STATED TASK:
Return the lines that follow, exactly as they appear, from the first through the one containing "star_y = [486, 644, 735, 821, 874]"; no pictures are to be included.

______________________________

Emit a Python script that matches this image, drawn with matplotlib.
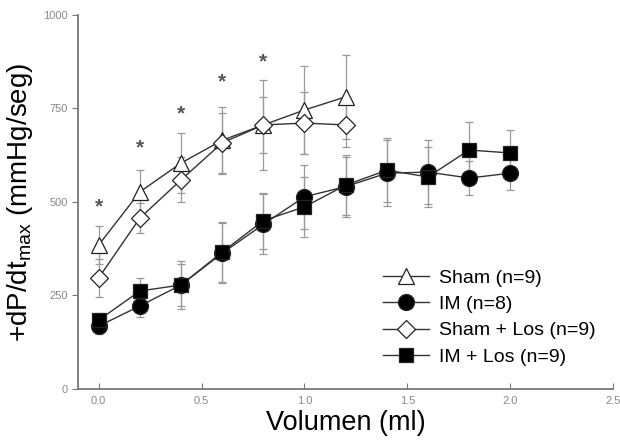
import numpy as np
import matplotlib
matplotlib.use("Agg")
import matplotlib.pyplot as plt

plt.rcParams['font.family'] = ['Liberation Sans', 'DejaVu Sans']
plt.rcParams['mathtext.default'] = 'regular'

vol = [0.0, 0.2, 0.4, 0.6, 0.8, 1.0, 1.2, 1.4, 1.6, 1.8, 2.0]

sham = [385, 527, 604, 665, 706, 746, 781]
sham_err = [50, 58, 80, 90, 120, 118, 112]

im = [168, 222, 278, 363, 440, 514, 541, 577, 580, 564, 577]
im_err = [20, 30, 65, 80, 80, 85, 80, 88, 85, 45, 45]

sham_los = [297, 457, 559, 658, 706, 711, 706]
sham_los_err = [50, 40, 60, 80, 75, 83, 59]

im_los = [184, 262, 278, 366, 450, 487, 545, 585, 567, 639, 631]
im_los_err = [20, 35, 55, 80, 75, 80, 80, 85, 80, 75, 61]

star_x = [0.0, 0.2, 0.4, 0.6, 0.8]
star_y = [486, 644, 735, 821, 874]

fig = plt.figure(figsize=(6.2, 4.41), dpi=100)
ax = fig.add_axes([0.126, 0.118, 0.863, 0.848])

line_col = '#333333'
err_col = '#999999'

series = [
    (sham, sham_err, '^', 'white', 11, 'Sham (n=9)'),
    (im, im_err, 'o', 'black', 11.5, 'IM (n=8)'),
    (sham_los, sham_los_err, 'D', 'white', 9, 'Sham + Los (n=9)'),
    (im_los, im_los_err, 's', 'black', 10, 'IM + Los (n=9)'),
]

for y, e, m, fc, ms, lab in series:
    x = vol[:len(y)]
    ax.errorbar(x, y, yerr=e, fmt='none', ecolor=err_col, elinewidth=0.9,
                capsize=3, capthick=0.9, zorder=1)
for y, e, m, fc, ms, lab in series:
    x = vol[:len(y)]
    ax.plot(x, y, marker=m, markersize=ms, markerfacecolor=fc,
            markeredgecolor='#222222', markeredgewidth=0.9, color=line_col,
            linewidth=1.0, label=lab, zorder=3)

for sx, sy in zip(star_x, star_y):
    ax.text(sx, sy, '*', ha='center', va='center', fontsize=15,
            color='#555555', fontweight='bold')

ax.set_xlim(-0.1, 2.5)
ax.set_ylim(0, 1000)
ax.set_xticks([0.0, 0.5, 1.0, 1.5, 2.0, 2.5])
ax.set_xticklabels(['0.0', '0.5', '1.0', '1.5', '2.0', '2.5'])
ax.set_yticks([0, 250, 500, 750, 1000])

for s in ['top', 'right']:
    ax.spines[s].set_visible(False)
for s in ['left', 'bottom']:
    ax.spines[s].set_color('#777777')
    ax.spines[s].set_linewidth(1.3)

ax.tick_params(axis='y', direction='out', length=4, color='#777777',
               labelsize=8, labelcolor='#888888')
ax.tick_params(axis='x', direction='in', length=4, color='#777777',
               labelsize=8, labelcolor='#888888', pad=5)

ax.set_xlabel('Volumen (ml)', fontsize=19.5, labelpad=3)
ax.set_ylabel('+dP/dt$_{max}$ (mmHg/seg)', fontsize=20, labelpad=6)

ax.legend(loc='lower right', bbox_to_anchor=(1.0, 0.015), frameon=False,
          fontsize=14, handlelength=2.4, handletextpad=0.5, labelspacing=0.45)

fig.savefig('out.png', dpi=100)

______________________________

WRITTEN RESPONSE:
Emit a Python script that matches this image, drawn with matplotlib.
import numpy as np
import matplotlib
matplotlib.use("Agg")
import matplotlib.pyplot as plt

plt.rcParams['font.family'] = ['Liberation Sans', 'DejaVu Sans']
plt.rcParams['mathtext.default'] = 'regular'

vol = [0.0, 0.2, 0.4, 0.6, 0.8, 1.0, 1.2, 1.4, 1.6, 1.8, 2.0]

sham = [385, 527, 604, 665, 706, 746, 781]
sham_err = [50, 58, 80, 90, 120, 118, 112]

im = [168, 222, 278, 363, 440, 514, 541, 577, 580, 564, 577]
im_err = [20, 30, 65, 80, 80, 85, 80, 88, 85, 45, 45]

sham_los = [297, 457, 559, 658, 706, 711, 706]
sham_los_err = [50, 40, 60, 80, 75, 83, 59]

im_los = [184, 262, 278, 366, 450, 487, 545, 585, 567, 639, 631]
im_los_err = [20, 35, 55, 80, 75, 80, 80, 85, 80, 75, 61]

star_x = [0.0, 0.2, 0.4, 0.6, 0.8]
star_y = [486, 644, 735, 821, 874]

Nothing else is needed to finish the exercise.